People still think it is justified to beat your wife, claims UN report
United Nations Secretary-General António Guterres had also warned that gender equality is "vanishing before our eyes."
The social and cultural biases against women have not shown any sign of progress in the last 10 years, according to the latest report by the United Nations.
The United Nations Development Programme analysed data from the international research programme World Values Survey (WVS) for their report, and found that the world is unlikely to have gender parity by 2030.
The data provided by WVS covers as much as 85 per cent of the global population. The report showed that almost nine out of 10 men and women have "fundamental biases" against women.
"Half of people worldwide still believe men make better political leaders than women, and more than 40 per cent believe men make better business executives than women," said the UN Development Programme (UNDP) in its latest Gender Social Norms Index (GSNI) report.
As many as 25 per cent of people believe that it is okay for a man to beat his wife. The findings do not even come as a shock after what we have witnessed over the last few years across the world.
The United States has dismantled women's rights over their bodies, Afghanistan has almost erased women from public life, and countries like India and Pakistan have still not been able to curb cases of domestic violence and crime against women.
The clampdown on protesting women in Iran and the war in Ukraine will only prove detrimental to women's development.
According to the UN, recent statistics show that 26 percent of women aged 15 and older, approximately 641 million, have been victims of physical and/or sexual violence by a husband or intimate partner at least once in their lifetime.
The latest report further highlights how all these social evils and biases have created hurdles for women. "Lack of progress on gender social norms is unfolding against a human development crisis," said Pedro Conceição, head of UNDP's Human Development Report Office.
Conceição added that the global Human Development Index (HDI) declined in 2020 for the first time on record.
Does good education and economic empowerment help?
It is widely believed, and rightly so, that quality education can play a major role in eliminating biases against women. But the report's findings say otherwise. "In the 59 countries where women are now more highly educated than men, the average gender income gap remains 39% in favor of men," it said.
A report by the World Economic Forum (WEF) recently revealed that it will take another 132 years to reach global gender equality. The most vulnerable are the women in developing countries, but the situation is not too great in the global north either.

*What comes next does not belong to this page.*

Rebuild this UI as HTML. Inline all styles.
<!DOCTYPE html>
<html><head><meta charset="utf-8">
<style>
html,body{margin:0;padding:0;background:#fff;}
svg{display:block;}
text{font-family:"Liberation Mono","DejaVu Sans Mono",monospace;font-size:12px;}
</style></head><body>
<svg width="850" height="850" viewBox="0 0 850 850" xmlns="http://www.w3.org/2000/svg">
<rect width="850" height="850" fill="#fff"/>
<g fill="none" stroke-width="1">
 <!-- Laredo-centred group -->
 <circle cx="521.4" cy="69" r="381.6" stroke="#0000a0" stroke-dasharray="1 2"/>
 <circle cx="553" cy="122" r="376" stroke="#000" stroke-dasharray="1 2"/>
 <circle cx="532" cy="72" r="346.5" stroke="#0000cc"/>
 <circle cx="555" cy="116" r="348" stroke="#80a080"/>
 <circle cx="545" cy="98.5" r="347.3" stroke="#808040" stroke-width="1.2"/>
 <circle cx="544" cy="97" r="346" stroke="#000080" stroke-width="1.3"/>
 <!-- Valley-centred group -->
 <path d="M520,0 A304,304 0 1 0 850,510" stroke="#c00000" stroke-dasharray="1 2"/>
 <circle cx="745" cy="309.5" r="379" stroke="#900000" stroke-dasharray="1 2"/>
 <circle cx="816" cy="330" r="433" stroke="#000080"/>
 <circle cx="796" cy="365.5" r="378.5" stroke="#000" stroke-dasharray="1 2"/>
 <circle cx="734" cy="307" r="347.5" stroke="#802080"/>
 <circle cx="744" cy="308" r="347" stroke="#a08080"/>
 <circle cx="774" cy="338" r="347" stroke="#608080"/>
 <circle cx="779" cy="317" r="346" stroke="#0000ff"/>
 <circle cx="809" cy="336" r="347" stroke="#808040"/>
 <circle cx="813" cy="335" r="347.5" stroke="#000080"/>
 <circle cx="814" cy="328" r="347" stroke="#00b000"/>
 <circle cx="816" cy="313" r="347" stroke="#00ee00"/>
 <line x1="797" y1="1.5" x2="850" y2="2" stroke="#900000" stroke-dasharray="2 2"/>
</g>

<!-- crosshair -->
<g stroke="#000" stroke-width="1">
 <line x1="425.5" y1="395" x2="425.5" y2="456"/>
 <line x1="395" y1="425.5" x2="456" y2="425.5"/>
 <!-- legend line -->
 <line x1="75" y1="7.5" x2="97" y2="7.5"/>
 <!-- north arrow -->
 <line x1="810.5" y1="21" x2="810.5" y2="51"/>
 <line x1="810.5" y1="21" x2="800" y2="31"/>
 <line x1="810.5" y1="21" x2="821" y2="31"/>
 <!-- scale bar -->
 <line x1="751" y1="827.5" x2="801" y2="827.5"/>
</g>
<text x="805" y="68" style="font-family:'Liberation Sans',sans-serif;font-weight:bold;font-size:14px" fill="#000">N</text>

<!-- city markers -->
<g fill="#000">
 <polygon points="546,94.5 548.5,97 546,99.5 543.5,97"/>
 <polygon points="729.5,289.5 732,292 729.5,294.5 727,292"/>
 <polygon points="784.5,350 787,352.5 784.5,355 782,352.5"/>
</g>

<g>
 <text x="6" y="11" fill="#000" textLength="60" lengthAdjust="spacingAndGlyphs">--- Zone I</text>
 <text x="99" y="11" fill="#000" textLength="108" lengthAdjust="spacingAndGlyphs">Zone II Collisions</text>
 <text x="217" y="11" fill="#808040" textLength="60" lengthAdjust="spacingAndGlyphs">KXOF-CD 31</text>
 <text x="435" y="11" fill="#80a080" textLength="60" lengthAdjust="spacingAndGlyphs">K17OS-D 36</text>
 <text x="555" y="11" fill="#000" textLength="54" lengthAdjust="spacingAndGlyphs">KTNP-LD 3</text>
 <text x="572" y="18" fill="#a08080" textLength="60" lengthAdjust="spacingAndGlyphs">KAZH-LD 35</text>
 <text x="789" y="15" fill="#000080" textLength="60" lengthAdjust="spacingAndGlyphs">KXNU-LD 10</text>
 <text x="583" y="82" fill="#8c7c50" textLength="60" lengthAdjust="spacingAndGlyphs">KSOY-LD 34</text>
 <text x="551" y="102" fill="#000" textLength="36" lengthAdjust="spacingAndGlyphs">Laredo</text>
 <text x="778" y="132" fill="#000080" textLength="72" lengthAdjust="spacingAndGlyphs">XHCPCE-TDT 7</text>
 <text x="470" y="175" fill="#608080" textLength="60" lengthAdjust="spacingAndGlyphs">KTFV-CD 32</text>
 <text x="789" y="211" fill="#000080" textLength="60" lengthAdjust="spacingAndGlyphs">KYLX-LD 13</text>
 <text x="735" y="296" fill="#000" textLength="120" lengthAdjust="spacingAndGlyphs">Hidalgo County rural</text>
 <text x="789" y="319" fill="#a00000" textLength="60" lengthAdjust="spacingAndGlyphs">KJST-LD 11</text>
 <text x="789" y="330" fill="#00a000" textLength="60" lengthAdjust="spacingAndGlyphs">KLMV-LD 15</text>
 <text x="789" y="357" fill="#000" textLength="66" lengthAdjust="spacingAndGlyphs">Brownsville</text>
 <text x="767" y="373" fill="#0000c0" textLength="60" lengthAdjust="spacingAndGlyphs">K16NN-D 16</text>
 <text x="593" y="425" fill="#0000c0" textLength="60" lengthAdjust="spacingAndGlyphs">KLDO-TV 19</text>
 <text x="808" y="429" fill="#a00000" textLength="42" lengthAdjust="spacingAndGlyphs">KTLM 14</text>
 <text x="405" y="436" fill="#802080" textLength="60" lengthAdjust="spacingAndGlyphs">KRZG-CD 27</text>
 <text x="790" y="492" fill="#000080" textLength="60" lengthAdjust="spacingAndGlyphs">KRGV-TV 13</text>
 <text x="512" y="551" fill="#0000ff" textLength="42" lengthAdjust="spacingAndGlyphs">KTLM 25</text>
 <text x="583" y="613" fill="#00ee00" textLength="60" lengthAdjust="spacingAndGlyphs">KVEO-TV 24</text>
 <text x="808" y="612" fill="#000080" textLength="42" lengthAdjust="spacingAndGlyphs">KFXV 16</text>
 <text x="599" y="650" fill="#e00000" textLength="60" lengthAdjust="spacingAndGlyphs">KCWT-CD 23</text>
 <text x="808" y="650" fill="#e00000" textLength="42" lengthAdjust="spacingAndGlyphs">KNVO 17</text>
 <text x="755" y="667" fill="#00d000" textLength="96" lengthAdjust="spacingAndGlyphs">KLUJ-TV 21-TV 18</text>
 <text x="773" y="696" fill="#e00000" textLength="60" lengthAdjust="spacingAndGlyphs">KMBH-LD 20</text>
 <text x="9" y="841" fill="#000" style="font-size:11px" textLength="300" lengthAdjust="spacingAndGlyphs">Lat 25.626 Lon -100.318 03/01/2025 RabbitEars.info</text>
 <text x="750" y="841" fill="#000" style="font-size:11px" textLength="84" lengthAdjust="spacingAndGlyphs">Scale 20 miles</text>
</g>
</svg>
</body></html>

United Nations Secretary-General António Guterres had already warned that gender equality was "vanishing before our eyes."
"Women's rights are being abused, threatened, and violated around the world," Guterres said. He added that gender equality is "300 years away." He called for "collective" and "urgent" action to achieve gender equality in the coming years and did not hesitate to claim that the "global frameworks are not working for the world's women and girls" and that needs to change.
New research by the IPU-UN Women Map of Women in Politics has also claimed that closing the gender gap when it comes to women's participation in politics is still a far-off goal. It revealed that there is still a gross underrepresentation of women, with numbers dropping as low as 10.1 percent in Central and Southern Asia, and 8.1 per cent in Pacific Islands, including New Zealand.
The glimmer of hope:
The Interparliamentary Union, an international group of national parliaments, revealed that there are now more women MPs in every single country on Earth for the first time ever.
The report analysed data from 47 countries that held elections last year. The global share of women in parliamentary offices now stands at 26.5 per cent.
However, Martin Chungong, IPU Secretary General, added that "progress is far too slow with half the world's population still vastly under-represented. There is an urgent need to change this, to strengthen democracy everywhere."